Burmese junta stalls aid workers
BANGKOK (Nation/Agencies): With the death toll estimated at more than 100,000 and even more people stricken homeless by Cyclone Nargis, survivors still await emergency supplies while the United Nations waits for the military junta in Myanmar to allow international workers to start relief operations.
Aid officials said they are waiting for the military to approve entry visas. “We are in close contact with the government on the response,” said Chris Kaye of the World Food Programme.
The WFP is distributing the 800 metric tons of food stocks it holds in Rangoon, the former capital, Kaye said.
More than one million people may be homeless after Cyclone Nargis hit the country, causing the worst natural disaster in Southeast Asia since the tsunami in 2004 killed more than 220,000 people.
The military rulers are “suspicious of outsiders and very sensitive to foreign influences”, Maureen Aung-Thwin, director of the Burma Project, said in an interview with Bloomberg Television today.
“They admitted to 22,000” people killed, she said. “I believe the figure is higher than that. Somebody said 150,000 and I don’t think that’s untrue.”
The Thai Public Health Ministry is asking the public to donate canned food, drinking water, medicine and other basic necessities to help the Burmese people, said top health official, Dr Prat Boonyawongviroj.

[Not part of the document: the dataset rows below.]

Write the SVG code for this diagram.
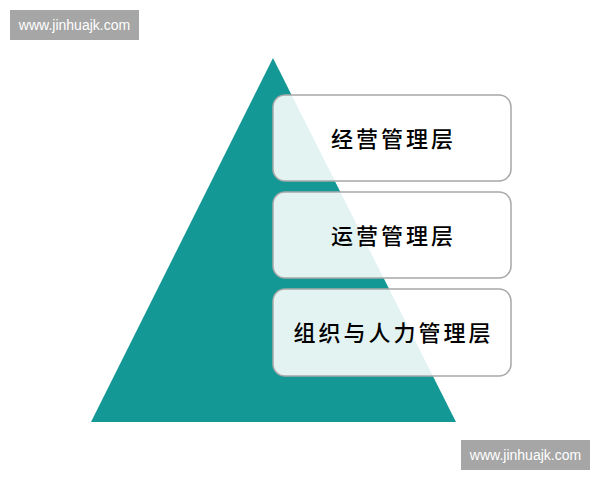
<svg xmlns="http://www.w3.org/2000/svg" width="600" height="480" viewBox="0 0 600 480">
<style>
.wm{fill:#a6a6a6}
.wmt{fill:#ffffff;font-family:"Liberation Sans",Arial,sans-serif;font-size:14px;text-anchor:middle;dominant-baseline:central}
.box{fill:#ffffff;fill-opacity:0.88;stroke:#a8a8a8;stroke-width:1.5}
.lbl{fill:#000000;font-family:"Noto Sans CJK SC","Noto Sans CJK TC",serif;font-size:22px;font-weight:500;letter-spacing:3px;text-anchor:middle;dominant-baseline:central}
</style>
<rect width="600" height="480" fill="#ffffff"/>
<g id="watermark-top">
<rect class="wm" x="10" y="10" width="129" height="30"/>
<text class="wmt" x="74.5" y="25">www.jinhuajk.com</text>
</g>
<g id="pyramid">
<polygon points="273,58 456,422 91,422" fill="#139896"/>
</g>
<g id="connectors"></g>
<g id="node-1">
<rect class="box" x="273" y="95" width="238" height="86" rx="12"/>
<text class="lbl" x="393.5" y="137">经营管理层</text>
</g>
<g id="node-2">
<rect class="box" x="273" y="192" width="238" height="86" rx="12"/>
<text class="lbl" x="393.5" y="234">运营管理层</text>
</g>
<g id="node-3">
<rect class="box" x="273" y="289" width="238" height="87" rx="12"/>
<text class="lbl" x="393.5" y="331">组织与人力管理层</text>
</g>
<g id="watermark-bottom">
<rect class="wm" x="461" y="440" width="129" height="30"/>
<text class="wmt" x="525.5" y="455">www.jinhuajk.com</text>
</g>
</svg>
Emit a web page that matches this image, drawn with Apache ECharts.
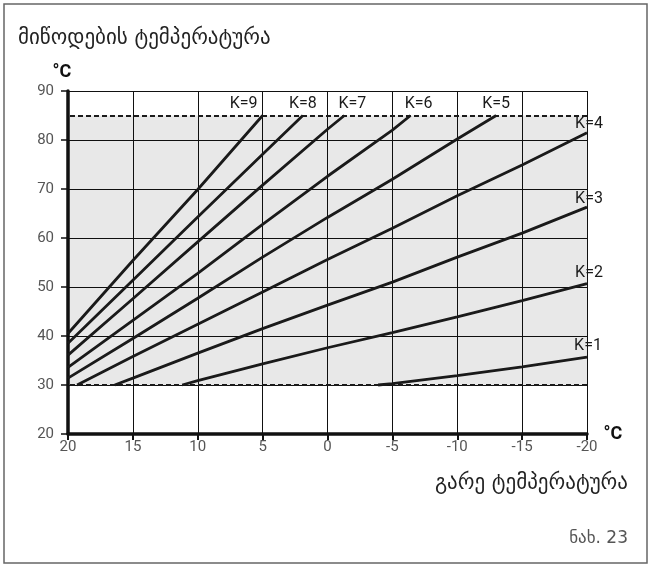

The public can donate supplies at the buildings of the Food and Drug Administration, the Narenthorn Center and the Public Health Ministry.
The Public Health Ministry has allocated 30 tonnes of medicine to be delivered. “All medicines will be sent via the Royal Thai Air Force’s C-130 aircraft,” Dr Prat said. The ministry has sent 20 emergency healthcare teams of doctors, nurses and disease control experts, to help the Health Ministry in Burma.
Dr Prat said there were communication problems with the Burmese government as systems had broken down.
The Save the Children foundation said Burmese authorities had given aid workers no word on when visas would be granted.
The UN said the junta had finally appointed a minister to review visa applications by aid workers, but that no new permits had been issued.